Whole Grain Pasta with Pumpkin, Kale, & Sundried Tomatoes:
Yields 8 servings
1# gluten free penne ( I used Jovial brand)
1, 15 oz can pumpkin puree (NOT pie filling, use 100% pure packed pumpkin)
1 bunch black Kale, sliced into 1" ribbons
1/4 cup sundried tomatoes, finely chopped
2 TB buttermilk (or cream, sour cream, plain yogurt, creme fraiche...)
1/4 cup low-sodium vegetable broth
1/4 cup Pecorino cheese, grated
2 oz Chevre
1/4 cup sliced almonds
1 1/2 tsp salt
1 tsp freshly ground black pepper
1/2 tsp red chile flakes
1) Preheat the oven to 350 degrees.

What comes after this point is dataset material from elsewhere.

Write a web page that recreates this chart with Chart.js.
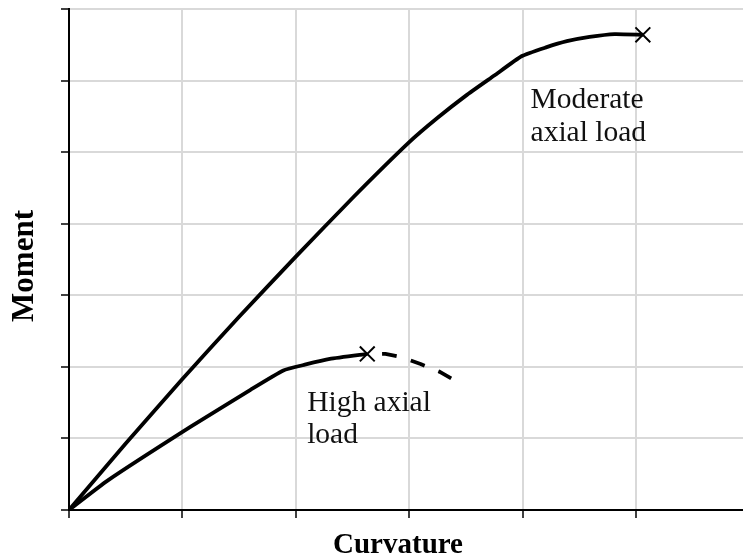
<!DOCTYPE html>
<html>
<head>
<meta charset="utf-8">
<script src="https://cdn.jsdelivr.net/npm/chart.js@4/dist/chart.umd.min.js"></script>
<style>
  html, body { margin: 0; padding: 0; background: #fff; overflow: hidden; }
  #wrap { width: 743px; height: 556px; position: relative; }
</style>
</head>
<body>
<div id="wrap"><canvas id="chart"></canvas></div>
<script>
// Moment–curvature response of a column under two axial load levels
const curvatureModerate = [0, 0.50, 1.00, 1.50, 2.00, 2.50, 3.00, 3.25, 3.50, 3.75, 3.99, 4.20, 4.39, 4.59, 4.81, 5.06];
const momentModerate    = [0, 0.93, 1.83, 2.70, 3.54, 4.36, 5.14, 5.48, 5.79, 6.07, 6.34, 6.46, 6.55, 6.61, 6.65, 6.64];

const curvatureHigh = [0, 0.34, 1.07, 1.60, 1.89, 2.08, 2.30, 2.63];
const momentHigh    = [0, 0.41, 1.16, 1.68, 1.95, 2.03, 2.11, 2.18];

// post-peak softening branch of the high axial load case
const curvatureHighPost = [2.63, 2.79, 2.92, 3.10, 3.27, 3.37];
const momentHighPost    = [2.18, 2.18, 2.14, 2.04, 1.93, 1.84];

const xTickValues = [0, 1, 2, 3, 4, 5];
const yTickValues = [0, 1, 2, 3, 4, 5, 6, 7];

const xAxisTitle = 'Curvature';
const yAxisTitle = 'Moment';
const seriesNames = ['Moderate axial load', 'High axial load', 'High axial load (post-peak)'];
const noteModerate = ['Moderate', 'axial load'];
const noteHigh = ['High axial', 'load'];

const SERIF = '"Liberation Serif", "Times New Roman", serif';

const toPoints = (xs, ys) => xs.map((x, i) => ({ x: x, y: ys[i] }));
// a cross marks the last point of each curve (ultimate state)
const endMarker = (n) => (ctx) => (ctx.dataIndex === n - 1 ? 10.5 : 0);

// curve notes and axis titles, written in the serif face of the figure
const textPlugin = {
  id: 'figureText',
  afterDatasetsDraw(chart, args, opts) {
    const { ctx, scales } = chart;
    ctx.save();
    ctx.fillStyle = '#111';
    ctx.textAlign = 'left';
    ctx.textBaseline = 'alphabetic';
    ctx.font = opts.noteFont;
    opts.notes.forEach(item => {
      const px = scales.x.getPixelForValue(item.x);
      const py = scales.y.getPixelForValue(item.y);
      item.lines.forEach((line, i) => ctx.fillText(line, px, py + i * opts.lineGap));
    });

    ctx.fillStyle = '#000';
    ctx.textAlign = 'center';
    ctx.font = opts.xTitleFont;
    ctx.fillText(opts.xTitle, opts.xTitleX, chart.height - opts.xTitleDrop);

    ctx.font = opts.yTitleFont;
    ctx.translate(opts.yTitleBaseX, opts.yTitleY);
    ctx.rotate(-Math.PI / 2);
    ctx.fillText(opts.yTitle, 0, 0);
    ctx.restore();
  }
};

const curveStyle = {
  showLine: true,
  borderColor: '#000',
  borderWidth: 3.8,
  borderJoinStyle: 'round',
  tension: 0.15,
  pointStyle: 'crossRot',
  pointBorderColor: '#000',
  pointBorderWidth: 2,
  pointHoverRadius: 0
};

new Chart(document.getElementById('chart'), {
  type: 'scatter',
  data: {
    datasets: [
      Object.assign({}, curveStyle, {
        label: seriesNames[0],
        data: toPoints(curvatureModerate, momentModerate),
        pointRadius: endMarker(curvatureModerate.length)
      }),
      Object.assign({}, curveStyle, {
        label: seriesNames[1],
        data: toPoints(curvatureHigh, momentHigh),
        pointRadius: endMarker(curvatureHigh.length)
      }),
      {
        label: seriesNames[2],
        data: toPoints(curvatureHighPost, momentHighPost),
        showLine: true,
        borderColor: '#000',
        borderWidth: 3.8,
        tension: 0,
        borderJoinStyle: 'round',
        borderDash: [14.8, 14.8],
        borderDashOffset: 14.8,
        pointRadius: 0,
        pointHoverRadius: 0
      }
    ]
  },
  options: {
    responsive: true,
    maintainAspectRatio: false,
    animation: false,
    events: [],
    layout: { autoPadding: false, padding: { top: 9, right: 0, bottom: 0, left: 0 } },
    plugins: {
      legend: { display: false },
      tooltip: { enabled: false },
      figureText: {
        noteFont: '29.5px ' + SERIF,
        lineGap: 32.5,
        notes: [
          { x: 4.07, y: 5.61, lines: noteModerate },
          { x: 2.10, y: 1.39, lines: noteHigh }
        ],
        xTitle: xAxisTitle,
        xTitleFont: 'bold 29px ' + SERIF,
        xTitleX: 398,
        xTitleDrop: 3,
        yTitle: yAxisTitle,
        yTitleFont: 'bold 31px ' + SERIF,
        yTitleBaseX: 33,
        yTitleY: 266
      }
    },
    scales: {
      x: {
        type: 'linear',
        min: 0,
        max: 5.943,
        afterBuildTicks: (scale) => { scale.ticks = xTickValues.map(v => ({ value: v })); },
        afterFit: (scale) => { scale.height = 46; },
        ticks: { display: false },
        grid: { color: '#d9d9d9', lineWidth: 2, tickColor: '#000', tickLength: 8, tickWidth: 1.5 },
        border: { color: '#000', width: 2 }
      },
      y: {
        type: 'linear',
        min: 0,
        max: 7,
        afterBuildTicks: (scale) => { scale.ticks = yTickValues.map(v => ({ value: v })); },
        afterFit: (scale) => { scale.width = 69; },
        ticks: { display: false },
        grid: { color: '#d9d9d9', lineWidth: 2, tickColor: '#000', tickLength: 8, tickWidth: 1.5 },
        border: { color: '#000', width: 2 }
      }
    }
  },
  plugins: [textPlugin]
});
</script>
</body>
</html>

Bring a large pot of water to a boil. Salt the water generously. Add the pasta and cook until al dente, about 8-10 minutes.
2) While the pasta is cooking, chop the kale. To soften the kale ever so slightly, I tossed it in a large bowl with about 1/2 cup of the pasta water. The heat from the water will wilt the kale while adding some starch to your sauce. In the same bowl as the kale, stir in the pumpkin, sundried tomatoes, stock, buttermilk, 2 TB grated Pecorino, salt, pepper, & red chile flakes. Mix around to combine all of the ingredients. Add the drained pasta and stir to completely coat the pasta. Lastly, stir in the chevre.
3) Pour the entire mixture into a 9" x 13" baking dish. Sprinkle the top with the remaining Pecorino cheese and the sliced almonds. Bake, uncovered, for about 40 minutes until the pasta is heated through and the top is golden brown and crunchy.